I think you are misinterpreting the OP’s statement. It seems obvious to me that you are both saying the same thing, except the OP doesn’t know quite the most technically correct way to phrase it, and is unaware of some of the extra details (which is why they asked). “Brain” is just shorthand for ‘whatever neurological processing is involved’. “Vision/final image” seems synonymous with your “conscious visual experience”, which itself is certainly a sort of “terminus”, even if it’s not neatly confined to a specific physical area. “Transmitting information” is not somehow the polar opposite of “transmitting an image”. If someone says they are emailing you a picture, it’s obvious that a physical photograph isn’t being sent through wires, but rather a series of electrons in a pattern that can later be reinterpreted as an image file. So with regards to those issues, I don’t think you are clearing up any actual huge misunderstanding, but rather just refining proper terminology.

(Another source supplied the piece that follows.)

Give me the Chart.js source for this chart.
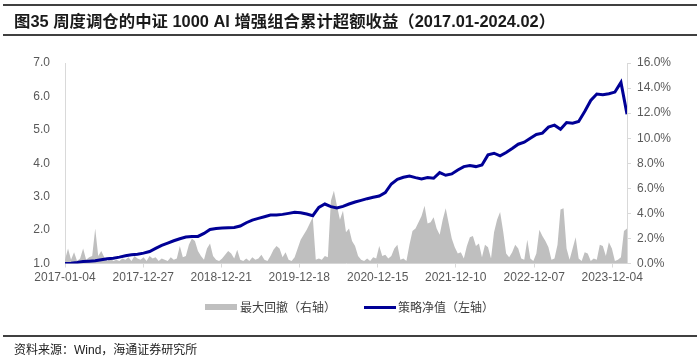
<!DOCTYPE html>
<html>
<head>
<meta charset="utf-8">
<script src="https://cdn.jsdelivr.net/npm/chart.js@4.4.0/dist/chart.umd.min.js"></script>
<style>
    body { margin: 0; background: #fff; }
    .wrap { position: relative; width: 699px; height: 361px; overflow: hidden; font-family: "Liberation Sans", "Noto Sans CJK SC", sans-serif; }
    .wrap canvas { position: absolute; left: 0; top: 0; }
    .rule { position: absolute; left: 3px; width: 694px; height: 1.5px; background: #404040; }
    .title { position: absolute; left: 14px; top: 11px; font-size: 16.4px; font-weight: bold; color: #1a1a1a; white-space: nowrap; line-height: 20px; }
    .legend { position: absolute; top: 299px; font-size: 12px; color: #404040; font-family: "Noto Sans CJK SC", sans-serif; line-height: 16px; white-space: nowrap; }
    .swatch { position: absolute; }
    .source { position: absolute; left: 14px; top: 342px; font-size: 12px; color: #1a1a1a; font-family: "Liberation Sans", "Noto Sans CJK SC", sans-serif; white-space: nowrap; line-height: 16px; }
</style>
</head>
<body>
<div class="wrap">
    <canvas id="navChart" width="699" height="361"></canvas>
    <div class="rule" style="top:4px"></div>
    <div class="title">图35 周度调仓的中证 1000 AI 增强组合累计超额收益（2017.01-2024.02）</div>
    <div class="rule" style="top:34px"></div>
    <div class="swatch" style="left:205px;top:304px;width:32px;height:6px;background:#bfbfbf"></div>
    <div class="legend" style="left:240px">最大回撤（右轴）</div>
    <div class="swatch" style="left:364px;top:305.5px;width:32px;height:3px;background:#000096"></div>
    <div class="legend" style="left:398px">策略净值（左轴）</div>
    <div class="rule" style="top:335px"></div>
    <div class="source">资料来源：Wind，海通证券研究所</div>
</div>
<script>
// tick labels and where they sit on the index axis (0..186)
const tickLabels = ['2017-01-04', '2017-12-27', '2018-12-21', '2019-12-18', '2020-12-15', '2021-12-10', '2022-12-07', '2023-12-04'];
const tickPos = [0, 25.9, 51.7, 77.5, 103.5, 129.3, 155.3, 181.1];

// strategy net value (left axis), one value every 2 index steps
const navValues = [
    1.00, 1.01, 1.03, 1.06, 1.07, 1.08, 1.11, 1.14, 1.16, 1.19,
    1.23, 1.26, 1.28, 1.31, 1.36, 1.45, 1.54, 1.61, 1.68, 1.74,
    1.79, 1.81, 1.81, 1.90, 2.02, 2.05, 2.06, 2.07, 2.08, 2.12,
    2.22, 2.30, 2.35, 2.40, 2.45, 2.45, 2.47, 2.50, 2.53, 2.52,
    2.48, 2.43, 2.68, 2.78, 2.70, 2.66, 2.71, 2.78, 2.84, 2.89,
    2.94, 2.98, 3.02, 3.12, 3.38, 3.52, 3.58, 3.62, 3.57, 3.53,
    3.57, 3.55, 3.72, 3.64, 3.68, 3.80, 3.90, 3.93, 3.90, 3.95,
    4.25, 4.30, 4.22, 4.32, 4.44, 4.57, 4.63, 4.75, 4.86, 4.90,
    5.08, 5.14, 5.02, 5.22, 5.20, 5.25, 5.55, 5.88, 6.07, 6.05,
    6.08, 6.13, 6.42, 5.47
];

// max drawdown in % (right axis), one value per index step
const drawdown = [
    0.3, 1.2, 0.3, 0.9, 0.2, 0.4, 1.2, 0.3, 0.5, 0.6,
    2.8, 0.6, 1.0, 0.5, 0.2, 0.4, 0.2, 0.3, 0.2, 0.4,
    0.3, 0.5, 0.2, 0.6, 0.4, 0.3, 0.5, 0.2, 0.6, 0.4,
    0.5, 0.2, 0.4, 0.3, 0.2, 0.5, 0.3, 0.4, 1.4, 0.5,
    0.6, 1.5, 2.0, 1.8, 1.0, 0.6, 0.3, 1.2, 1.6, 0.6,
    0.3, 0.2, 0.4, 0.7, 1.0, 0.8, 0.4, 1.1, 0.3, 0.2,
    0.4, 0.2, 0.5, 0.3, 0.4, 0.7, 0.3, 0.2, 0.6, 1.1,
    1.4, 1.2, 0.5, 0.9, 0.3, 0.2, 0.5, 1.2, 1.9, 2.3,
    2.7, 3.2, 3.7, 0.3, 0.4, 0.3, 0.6, 0.5, 5.0, 5.8,
    4.6, 3.5, 4.2, 2.5, 2.8, 1.8, 1.4, 0.6, 0.3, 0.2,
    0.4, 0.2, 0.5, 0.4, 1.4, 0.6, 0.7, 0.4, 0.6, 1.2,
    1.5, 0.3, 0.4, 0.2, 1.5, 2.6, 2.8, 3.3, 3.8, 4.6,
    3.2, 3.3, 3.7, 2.8, 2.3, 3.5, 4.4, 3.2, 2.0, 1.3,
    0.8, 0.9, 0.4, 1.4, 2.1, 2.2, 1.4, 1.6, 0.5, 1.5,
    1.3, 0.4, 2.5, 3.5, 4.1, 2.6, 0.8, 0.5, 0.9, 1.5,
    1.2, 0.4, 0.3, 1.9, 0.4, 0.2, 0.8, 2.7, 2.2, 1.8,
    1.3, 0.3, 0.4, 1.5, 4.3, 4.4, 1.2, 0.3, 1.2, 2.1,
    0.4, 0.2, 0.9, 0.8, 0.2, 0.4, 0.3, 1.5, 1.4, 0.6,
    1.7, 1.2, 0.2, 0.3, 0.5, 2.6, 2.8
];

const navPoints = navValues.map((v, i) => ({ x: i * 2, y: v }));
const ddPoints = drawdown.map((v, i) => ({ x: i, y: v }));

const tickFont = { family: 'Liberation Sans', size: 12 };

const ctx = document.getElementById('navChart').getContext('2d');
const navChart = new Chart(ctx, {
    type: 'line',
    data: {
        datasets: [{
            label: '策略净值（左轴）',
            data: navPoints,
            yAxisID: 'y',
            borderColor: '#000096',
            borderWidth: 3,
            pointRadius: 0,
            tension: 0,
            fill: false,
            order: 1
        }, {
            label: '最大回撤（右轴）',
            data: ddPoints,
            yAxisID: 'y2',
            borderWidth: 0,
            borderColor: '#bfbfbf',
            backgroundColor: '#bfbfbf',
            pointRadius: 0,
            tension: 0,
            fill: 'origin',
            order: 2
        }]
    },
    options: {
        responsive: false,
        animation: false,
        layout: { padding: { top: 63, left: 0, right: 0, bottom: 0 } },
        scales: {
            x: {
                type: 'linear',
                min: 0,
                max: 186,
                afterBuildTicks: axis => { axis.ticks = tickPos.map(v => ({ value: v })); },
                afterFit: axis => { axis.height = 97.5; },
                ticks: {
                    autoSkip: false,
                    maxRotation: 0,
                    padding: 3,
                    color: '#595959',
                    font: tickFont,
                    callback: (v, i) => tickLabels[i]
                },
                grid: { drawOnChartArea: false, drawTicks: true, tickLength: 4, color: '#d9d9d9' },
                border: { display: true, color: '#d9d9d9' }
            },
            y: {
                position: 'left',
                min: 1,
                max: 7,
                afterFit: axis => { axis.width = 65; },
                ticks: {
                    stepSize: 1,
                    padding: 15,
                    color: '#595959',
                    font: tickFont,
                    callback: v => v.toFixed(1)
                },
                grid: { drawOnChartArea: false, drawTicks: false },
                border: { display: true, color: '#d9d9d9' }
            },
            y2: {
                position: 'right',
                min: 0,
                max: 16,
                afterFit: axis => { axis.width = 72; },
                ticks: {
                    stepSize: 2,
                    padding: 6,
                    color: '#595959',
                    font: tickFont,
                    callback: v => v.toFixed(1) + '%'
                },
                grid: { drawOnChartArea: false, drawTicks: true, tickLength: 4, color: '#d9d9d9' },
                border: { display: true, color: '#d9d9d9' }
            }
        },
        plugins: {
            legend: { display: false },
            tooltip: { enabled: false }
        }
    }
});
</script>
</body>
</html>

It seems the interesting things that have been mentioned that were actually relevant and enlightening include:

  1. There is not a strict divide between the eye and brain, and the eye itself does some of the processing
  2. More information is sent to the next step than just hue/saturation/brightness
  3. The final ‘experience’, besides various ‘single frame’ enhancements, also includes enhancements built up from longer time ranges and ‘stitching’ together multiple images to form a richer larger ‘picture’
  4. There are all sorts of ‘deficiencies’ (or efficiencies if you look at it a certain way) in the retina, from detail only being available in a focused area, and the existence of the blind spot.

This was a fascinating article in Scientific American on the subject and included simulations of what the eye literally “sees” vs the image the brain creates from the signal. You have to pay to see the full article, but I think it will be a good complement to some of the observations provided in this thread.

Two posters who blatantly violated GQ rules by explicitly insulting another poster or accusing him of trolling got warnings. Giving serious answers does not give anyone a free pass to violate board rules. I don’t know why you think it should.

If I see him doing the same thing again I’ll issue him a warning. If you see him doing the same thing again, PLEASE REPORT THE POST rather than violating board rules.

Once again, if you have any further comments on this, take it to ATMB.